If only there was a way to stop it from happening…?
Tanveer Deen – Briggs Senior
We had a few notable drivers travel from Western Canada to take part in the Briggs Senior class and while we knew that Tanveer Deen of Calgary has been quick this year, we weren’t quite sure how he was going to do at Mosport.
He delivered in Qualifying, posting the quickest time of the drivers from Western Canada and advanced to SuperPole, earning himself a top-six start for the heats. But that’s when it became a new challenge.
Being an outsider, he had trouble getting drivers to work with him during the heats and thus constantly was just battling to hold his position instead of using his speed with another driver to draft together to catch others. He fell outside the top-ten in the first heat but recovered to ninth.
Deen said this after his first heat,
“Heat one we where starting from the second row in a super competitive class. The starts here are much slower because they have a speed trap here and you have to be under a certain speed before the acceleration line. Lost about 3 positions on the start and it all went down hill from there. Because we are out of towners it is hard to work with someone on track, everyone just wants to get by you because they do not trust you. Every time someone got by me and I would try and push them the guys behind would just try and pass me. The racing here is super tight and there is no room for mistakes.“
By the time the PreFinal came around, drivers had warmed up to him a bit and he maintained a spot inside the top-ten, but a crash at the start of the Final ended any chance of a good finish and ultimately came home fourteenth.
Gabriel Savoie – Briggs Junior PreFinal
PreFinals can be a driver’s best friend and their nightmare, all in the same race.
For Gabriel Savoie, ECKC Briggs Junior Champion, he worked hard to stay up front all week amid a big group of BirelART drivers at Nationals. While cruising in second and pushing away with the race leader, all but assuring a front row start for the Final, the red flag was brought out for a crash further down the running order.

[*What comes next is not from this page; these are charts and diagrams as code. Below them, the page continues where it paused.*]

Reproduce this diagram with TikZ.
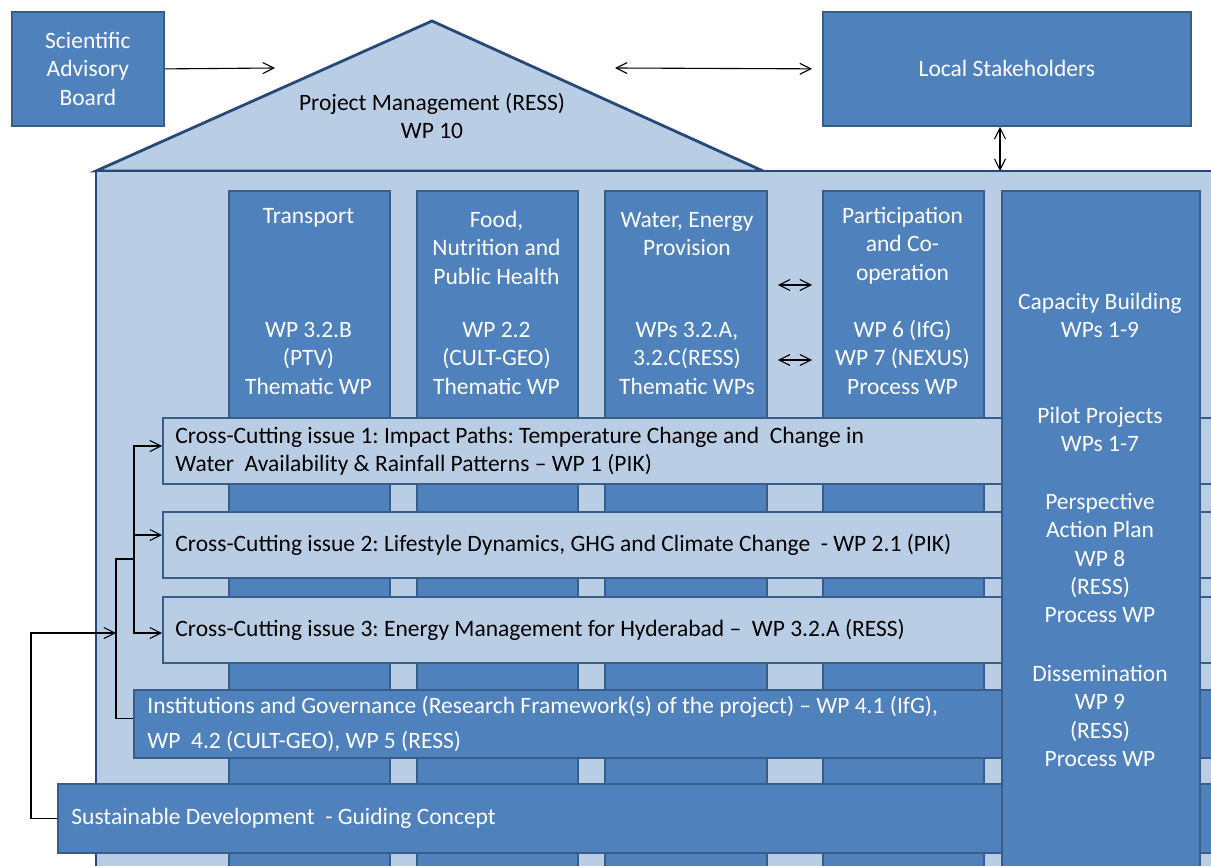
\documentclass[tikz,border=0pt]{standalone}
\usepackage{fontspec}
\setmainfont{Carlito}
\usetikzlibrary{arrows.meta}
\definecolor{boxblue}{HTML}{4F81BD}
\definecolor{paleblue}{HTML}{B9CDE5}
\definecolor{edgeblue}{HTML}{385D8A}
\definecolor{frameblue}{HTML}{27497A}
\frenchspacing

\begin{document}
\begin{tikzpicture}[x=0.5pt, y=-0.5pt,
  every node/.style={font=\fontsize{11.75}{14.2}\selectfont, inner sep=0pt},
  darkbox/.style={draw=edgeblue, fill=boxblue, line width=0.9pt, anchor=north west},
  palebar/.style={draw=edgeblue, fill=paleblue, line width=1pt, anchor=north west},
  frame/.style={draw=frameblue, fill=paleblue, line width=1.4pt, line join=miter},
  wlabel/.style={text=white, align=center, anchor=north},
  blabel/.style={text=black, align=left, anchor=west},
  wbar/.style={text=white, align=left, anchor=west},
  conn/.style={line width=0.55pt, draw=black, -{Straight Barb[length=5.5pt,width=5.5pt]}},
  biconn/.style={line width=0.55pt, draw=black, {Straight Barb[length=5.5pt,width=5.5pt]}-{Straight Barb[length=5.5pt,width=5.5pt]}},
  plain/.style={line width=0.55pt, draw=black},
]
\useasboundingbox (0,0) rectangle (1211,866);
\clip (0,0) rectangle (1211,866);

% roof and house body
\draw[frame] (96,171) -- (432,21) -- (763,171) -- cycle;
\node[wlabel, text=black] (pm) at (432,90) {\strut Project Management (RESS)\\WP 10};
\draw[frame] (96,171) rectangle (1240,900);

% pillars
\node[darkbox, minimum width=80.5pt, minimum height=360pt] (transport) at (228,190) {};
\node[darkbox, minimum width=80.5pt, minimum height=360pt] (food) at (416,190) {};
\node[darkbox, minimum width=81pt, minimum height=360pt] (water) at (604,190) {};
\node[darkbox, minimum width=80.5pt, minimum height=360pt] (participation) at (822,190) {};

\node[wlabel] at (308.5,203) {\strut Transport};
\node[wlabel] at (496.5,207) {\strut Food,\\Nutrition and\\Public Health};
\node[wlabel] at (687,207) {\strut Water, Energy\\Provision};
\node[wlabel] at (902.5,203) {\strut Participation\\and Co-\\operation};

\node[wlabel] at (308.5,317) {\strut WP 3.2.B\\(PTV)\\Thematic WP};
\node[wlabel] at (496.5,317) {\strut WP 2.2\\(CULT-GEO)\\Thematic WP};
\node[wlabel] at (687,317) {\strut WPs 3.2.A,\\3.2.C(RESS)\\Thematic WPs};
\node[wlabel] at (902.5,317) {\strut WP 6 (IfG)\\WP 7 (NEXUS)\\Process WP};

% cross-cutting bars
\node[palebar, minimum width=539pt, minimum height=33pt] (cc1) at (162,417) {};
\node[palebar, minimum width=539pt, minimum height=33pt] (cc2) at (162,511) {};
\node[palebar, minimum width=539pt, minimum height=33pt] (cc3) at (162,596) {};
\node[darkbox, minimum width=553.5pt, minimum height=34pt] (inst) at (133,689) {};
\node[darkbox, minimum width=591.5pt, minimum height=34.5pt] (sd) at (57,783) {};

\node[blabel] at ([xshift=6.5pt]cc1.west) {Cross-Cutting issue 1: Impact Paths: Temperature Change and\ \ Change in\\Water\ \ Availability \& Rainfall Patterns -- WP 1 (PIK)};
\node[blabel] at ([xshift=6.5pt]cc2.west) {Cross-Cutting issue 2: Lifestyle Dynamics, GHG and Climate Change\ \ - WP 2.1 (PIK)};
\node[blabel] at ([xshift=6.5pt]cc3.west) {Cross-Cutting issue 3: Energy Management for Hyderabad --\ \ WP 3.2.A (RESS)};
\node[wbar] at ([xshift=7pt]inst.west) {Institutions and Governance (Research Framework(s) of the project) -- WP 4.1 (IfG),\\[3.3pt]WP\ \ 4.2 (CULT-GEO), WP 5 (RESS)};
\node[wbar] at ([xshift=7pt]sd.west) {Sustainable Development\ \ - Guiding Concept};

% capacity pillar in front of the bars
\node[darkbox, minimum width=99pt, minimum height=360pt] (capacity) at (1001,190) {};
\node[wlabel] at (1100,289) {\strut Capacity Building\\WPs 1-9};
\node[wlabel] at (1100,403) {\strut Pilot Projects\\WPs 1-7};
\node[wlabel] at (1100,489) {\strut Perspective\\Action Plan\\WP 8\\(RESS)\\Process WP};
\node[wlabel] at (1100,661) {\strut Dissemination\\WP 9\\(RESS)\\Process WP};

% outside boxes
\node[darkbox, minimum width=76pt, minimum height=57pt, text=white, align=center] (sab) at (11,11) {Scientific\\Advisory\\Board};
\node[darkbox, minimum width=184pt, minimum height=57pt, text=white] (ls) at (822,11) {Local Stakeholders};

% connectors
\coordinate (pmin) at (275,68);
\coordinate (pmout) at (615,68);
\coordinate (roofline) at (1000,171);
\coordinate (trunk) at (116,633);
\coordinate (fork) at (134,559);

\draw[conn] (sab.east) -- (pmin);
\draw[biconn, shorten >=5pt] (pmout) -- (ls.west);
\draw[biconn] (roofline |- ls.south) -- (roofline);
\draw[biconn, shorten <=5pt, shorten >=5pt] (water.east |- 0,285) -- (participation.west |- 0,285);
\draw[biconn, shorten <=5pt, shorten >=5pt] (water.east |- 0,360) -- (participation.west |- 0,360);

\draw[conn] (sd.west) -- ++(-26,0) |- (trunk);
\draw[plain] ([yshift=2.5pt]inst.west) -- ++(-17,0) |- (fork);
\draw[conn] (fork) |- (cc1.west |- 0,446);
\draw[conn] (fork) |- (cc3.west |- 0,633);
\draw[conn] (fork |- 0,535) -- (cc2.west |- 0,535);
\end{tikzpicture}
\end{document}
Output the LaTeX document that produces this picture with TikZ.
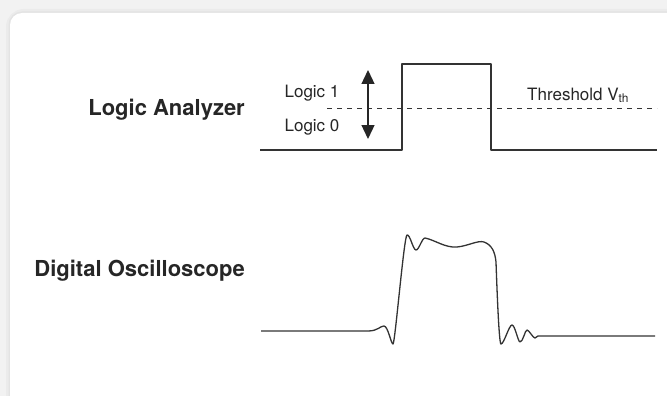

After much delay, officials deemed the race would resume, even though it had passed the halfway mark. With plenty of time left to complete the race day and their discretion, officials opted to give the Juniors the laps they came for.
Suddenly, Savoie had a pack of drivers hunting him on the restart instead of the big gap he had gained and on the first lap back under green, he was hung out to dry in the hairpin, falling well down the order. As the odd man out, no driver would let him in line and he finished the PreFinal in twelfth.
For Savoie, the fact that this happened in the PreFinal meant he had a chance to recover in the Final and he did so, eventually taking second place on the podium after the events mentioned above to Prior, Vanier and Lucente.